After several lucrative years together, two well-regarded albums, and multiple tours of the Southeast, Grandpa’s Cough Medicine disbanded. For Bass, the decision was as much about aesthetics as it was about logistics. “I think the whole outlaw thing was closing more doors for me than it was opening, in a lot of ways,” he says. “I did feel pigeonholed, like everything I wrote had to fit within the confines of what outlaw bluegrass is. I don’t know … I just wanted the ability to be myself, and going out under my own name was my way of doing that.”
He did a bunch of solo gigs while he plotted out his next move. Everything clicked a few months later. “I knew it was gonna be another bluegrass band,” he says, “because
it’s what I love to play.
I just didn’t know who was gonna be in it.” This new group has coalesced around Benny McDowell on banjo, Joey Lazio on mandolin and Rex Putnam on upright bass. The three share backing vocals behind Bass’ lead. “We’ve been together in this configuration since around Christmastime.”
His new band is called Melted Plectrum. “The name came together pretty early, because you gotta have something to tell people,” he says. “I wanted to imply that there was some bluegrass picking going on, but I realize now that I used a three-dollar word in my band name that most people don’t know, and people have to look it up.” A plectrum is more commonly known as a guitar pick, and while he’s never actually melted one on stage, he’s broken enough of them to fill the deepest of pockets. “All the stuff that most bluegrass bands do has something to do with breaking strings, or bending strings, or whatever. I didn’t want to use a string reference, so I went to a plectrum instead. Now I get to spend the rest of my life explaining it, I suppose.”

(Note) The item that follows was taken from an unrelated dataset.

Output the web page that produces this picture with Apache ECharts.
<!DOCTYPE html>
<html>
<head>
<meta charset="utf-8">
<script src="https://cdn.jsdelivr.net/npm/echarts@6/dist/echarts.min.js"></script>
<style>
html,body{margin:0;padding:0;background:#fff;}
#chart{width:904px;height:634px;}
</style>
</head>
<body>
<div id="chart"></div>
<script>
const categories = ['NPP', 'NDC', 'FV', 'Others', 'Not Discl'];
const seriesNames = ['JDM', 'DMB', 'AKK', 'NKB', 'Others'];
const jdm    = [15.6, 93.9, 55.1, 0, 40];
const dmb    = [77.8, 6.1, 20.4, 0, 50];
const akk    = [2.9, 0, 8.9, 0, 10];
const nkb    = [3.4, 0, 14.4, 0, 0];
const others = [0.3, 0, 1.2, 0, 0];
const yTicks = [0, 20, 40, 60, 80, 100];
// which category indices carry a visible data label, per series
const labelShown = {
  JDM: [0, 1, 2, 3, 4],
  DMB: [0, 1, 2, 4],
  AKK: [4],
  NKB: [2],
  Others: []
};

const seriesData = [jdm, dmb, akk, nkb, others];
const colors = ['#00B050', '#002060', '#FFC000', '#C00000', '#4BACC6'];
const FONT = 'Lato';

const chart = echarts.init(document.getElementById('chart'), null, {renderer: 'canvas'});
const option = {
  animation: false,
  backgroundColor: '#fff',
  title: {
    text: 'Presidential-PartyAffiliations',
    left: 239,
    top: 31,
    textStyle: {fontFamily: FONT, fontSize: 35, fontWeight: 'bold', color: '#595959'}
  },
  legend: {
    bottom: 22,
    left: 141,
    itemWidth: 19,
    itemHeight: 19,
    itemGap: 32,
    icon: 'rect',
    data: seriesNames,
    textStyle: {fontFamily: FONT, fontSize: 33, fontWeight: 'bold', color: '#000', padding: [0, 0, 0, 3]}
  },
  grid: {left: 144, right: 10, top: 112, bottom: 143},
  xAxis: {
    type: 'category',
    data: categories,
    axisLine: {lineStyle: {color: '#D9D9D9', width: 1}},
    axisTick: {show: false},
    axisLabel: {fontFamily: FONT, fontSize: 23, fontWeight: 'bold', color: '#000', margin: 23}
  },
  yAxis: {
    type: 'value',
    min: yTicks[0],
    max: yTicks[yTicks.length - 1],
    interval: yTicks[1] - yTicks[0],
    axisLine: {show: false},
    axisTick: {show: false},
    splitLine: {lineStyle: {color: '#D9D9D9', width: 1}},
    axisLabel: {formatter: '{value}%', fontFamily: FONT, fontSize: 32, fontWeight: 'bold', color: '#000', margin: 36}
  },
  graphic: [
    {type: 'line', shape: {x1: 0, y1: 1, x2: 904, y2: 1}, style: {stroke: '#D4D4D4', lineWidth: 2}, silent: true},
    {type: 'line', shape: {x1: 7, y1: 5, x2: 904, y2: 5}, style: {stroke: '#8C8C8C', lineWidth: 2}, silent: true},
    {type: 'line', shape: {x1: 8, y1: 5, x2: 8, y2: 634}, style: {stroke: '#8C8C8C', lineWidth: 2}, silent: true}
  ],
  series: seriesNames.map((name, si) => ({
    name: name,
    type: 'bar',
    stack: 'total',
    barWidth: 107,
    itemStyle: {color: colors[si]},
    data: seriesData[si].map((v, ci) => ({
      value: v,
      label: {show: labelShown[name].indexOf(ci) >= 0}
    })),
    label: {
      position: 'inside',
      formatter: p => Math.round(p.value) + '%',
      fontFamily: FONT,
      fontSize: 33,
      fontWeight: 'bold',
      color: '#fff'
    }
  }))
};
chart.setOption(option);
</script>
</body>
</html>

The new band’s debut album, Lost in the Fog, was recorded at GatorBone Studio, run by Lon and Liz Williamson in Keystone Heights. It’s the first album on which he wrote all the songs himself; it features eight songs proper and three instrumentals. Longtime fans of Bass’ music will detect some differences in the sound, mainly the addition of mandolin. They’ll also note vast changes in the lyrical content: “Most of the stuff I’ve written about is fiction, because I’m a law-abiding citizen. So the new project is more me. It’s not pretend, it’s not fictitious. There’s a lot more honesty, me being myself with more of my own true thoughts and feelings, and not some outlaw gimmick.”

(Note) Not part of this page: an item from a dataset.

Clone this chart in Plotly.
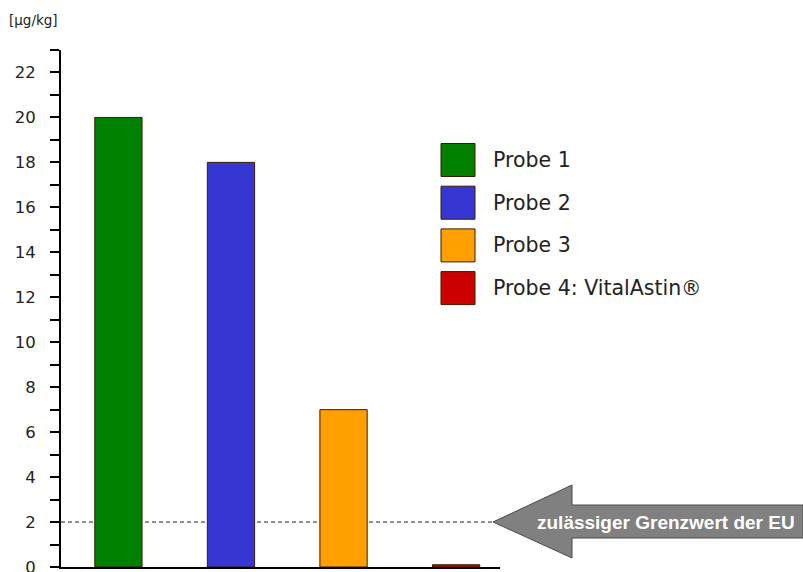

Recently, too, Bass landed his first endorsement deal, with Preston Thompson Guitars, a boutique luthier outfit based in Sisters, Oregon. Bass joins a roster of nearly 20 top acoustic artists from around the country. The company was a perfect fit for Bass, whose imposing stature belies a lightning-fast picking style that’s almost as compelling to the eye as it is to the ears. Preston is building a custom model for him, handmade, like all their products.

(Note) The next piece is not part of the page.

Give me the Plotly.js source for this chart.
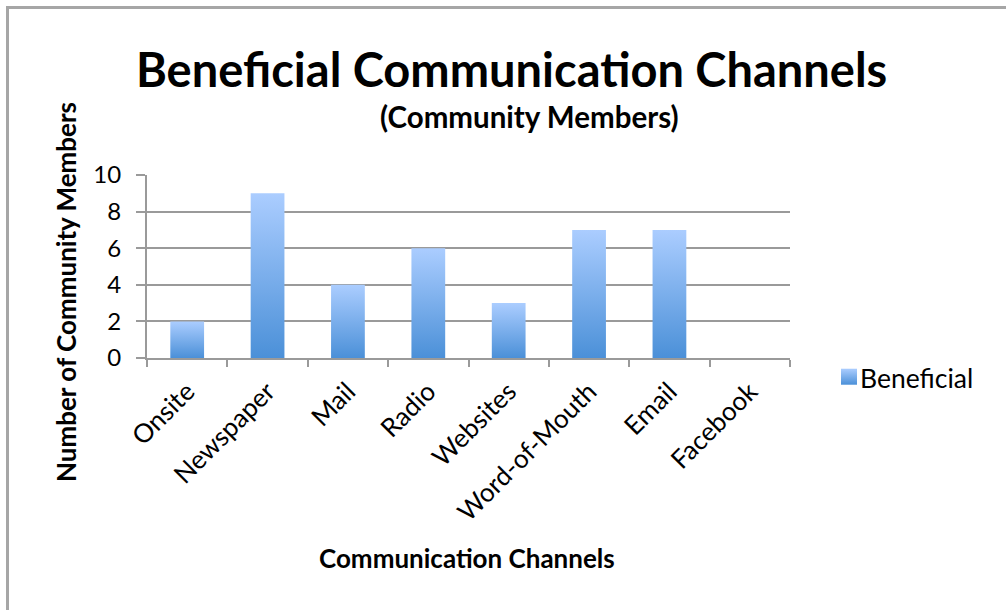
<!DOCTYPE html>
<html><head><meta charset="utf-8">
<script src="https://cdn.plot.ly/plotly-3.0.1.min.js"></script>
<style>
html,body{margin:0;padding:0;background:#fff;}
#wrap{position:relative;width:1006px;height:610px;}
#chart{width:1006px;height:610px;}
#frame{position:absolute;left:6px;top:6px;width:1010px;height:620px;border-left:3px solid #a6a6a6;border-top:3px solid #a6a6a6;pointer-events:none;}
</style></head>
<body><div id="wrap"><div id="chart"></div><div id="frame"></div></div>
<script>
const categories = ["Onsite","Newspaper","Mail","Radio","Websites","Word-of-Mouth","Email","Facebook"];
const beneficial = [2, 9, 4, 6, 3, 7, 7, 0];
const seriesName = "Beneficial";
const yTicks = [0, 2, 4, 6, 8, 10];

const F = "Lato, 'Open Sans', sans-serif";
const trace = {
  type: "bar", x: categories, y: beneficial, name: seriesName,
  marker: {color: "#7aaee8", line: {width: 0}},
  showlegend: true, hoverinfo: "x+y"
};
const layout = {
  width: 1006, height: 610,
  margin: {l: 147, r: 216, t: 175, b: 252, pad: 0},
  paper_bgcolor: "#fff", plot_bgcolor: "#fff",
  bargap: 0.58,
  font: {family: F, color: "#000"},
  showlegend: true,
  legend: {x: 1.065, y: 0.56, xanchor: "left", yanchor: "middle",
    font: {size: 26.5, family: F, color: "#000"}, bgcolor: "rgba(0,0,0,0)", itemwidth: 30},
  xaxis: {
    type: "category", showline: true, linecolor: "#9a9a9a", linewidth: 2,
    ticks: "outside", tickson: "boundaries", ticklen: 7, tickwidth: 2, tickcolor: "#9a9a9a",
    tickangle: -45, tickfont: {size: 26, family: F, color: "#000"}, ticklabelstandoff: 6,
    showgrid: false, zeroline: false, fixedrange: true
  },
  yaxis: {
    range: [0, 10], tickvals: yTicks, ticktext: yTicks.map(String),
    showline: true, linecolor: "#9a9a9a", linewidth: 2,
    ticks: "outside", ticklen: 9, tickwidth: 2, tickcolor: "#9a9a9a",
    showgrid: true, gridcolor: "#9a9a9a", gridwidth: 2, zeroline: false,
    tickfont: {size: 24, family: F, color: "#000"}, ticklabelstandoff: 10, fixedrange: true
  },
  annotations: [
    {text: "<b>Beneficial Communication Channels</b>", xref: "paper", yref: "paper",
     x: 0.567, y: -0.02, xanchor: "center", yanchor: "middle", showarrow: false,
     font: {size: 47, family: F, color: "#000"}},
    {text: "<b>(Community Members)</b>", xref: "paper", yref: "paper",
     x: 0.567, y: 0, xanchor: "center", yanchor: "middle", showarrow: false,
     font: {size: 29.5, family: F, color: "#000"}},
    {text: "<b>Communication Channels</b>", xref: "paper", yref: "paper",
     x: 0.5, y: 0, xanchor: "center", yanchor: "middle", showarrow: false,
     font: {size: 26, family: F, color: "#000"}},
    {text: "<b>Number of Community Members</b>", xref: "paper", yref: "paper",
     x: 0, y: 0, xanchor: "center", yanchor: "middle", textangle: -90, showarrow: false,
     font: {size: 26, family: F, color: "#000"}}
  ]
};
// convert pixel positions to paper coordinates
const pw = 1006 - 147 - 216, ph = 610 - 175 - 252;
function px(x){return (x - 147) / pw;}
function py(y){return (610 - 252 - y) / ph;}
layout.annotations[0].x = px(512); layout.annotations[0].y = py(69);
layout.annotations[1].x = px(529); layout.annotations[1].y = py(116);
layout.annotations[2].x = px(467); layout.annotations[2].y = py(558);
layout.annotations[3].x = px(66); layout.annotations[3].y = py(292);
layout.legend.x = px(820); layout.legend.y = py(378);

Plotly.newPlot("chart", [trace], layout, {staticPlot: true, displayModeBar: false}).then(function(gd){
  const svg = gd.querySelector("svg.main-svg");
  const ns = "http://www.w3.org/2000/svg";
  let defs = svg.querySelector("defs");
  if (!defs) { defs = document.createElementNS(ns, "defs"); svg.insertBefore(defs, svg.firstChild); }
  const g = document.createElementNS(ns, "linearGradient");
  g.setAttribute("id", "barGrad"); g.setAttribute("x1", "0"); g.setAttribute("y1", "0");
  g.setAttribute("x2", "0"); g.setAttribute("y2", "1");
  [["0%", "#abcdff"], ["100%", "#4b90d8"]].forEach(function(s){
    const st = document.createElementNS(ns, "stop");
    st.setAttribute("offset", s[0]); st.setAttribute("stop-color", s[1]);
    g.appendChild(st);
  });
  defs.appendChild(g);
  gd.querySelectorAll(".barlayer .point path, .legend .legendpoints path").forEach(function(p){
    p.style.fill = "url(#barGrad)";
  });
  gd.querySelectorAll(".legend .legendpoints path").forEach(function(p){
    p.setAttribute("d", "M1,-9h16v16h-16z");
  });
});
</script></body></html>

Bass has always viewed himself as a sort of ambassador for the style, bringing bluegrass into social circles it might otherwise never reach. He’s noticed subtle growth in its wider profile over the years. “I think it’s expanding,” he says, “but it’s still very much a niche genre of music, like jazz or classical. It’s not on everyone’s radar, because it’s not on the radio. One of the compliments you get a lot, playing in a bluegrass band, is ‘Oh, I never knew I liked bluegrass until I heard you guys!’, but that’s probably because they’ve never been exposed to it, beyond a superficial level.” There’s nothing superficial about this music. It runs as deep as the river, and the sound is almost as refreshing.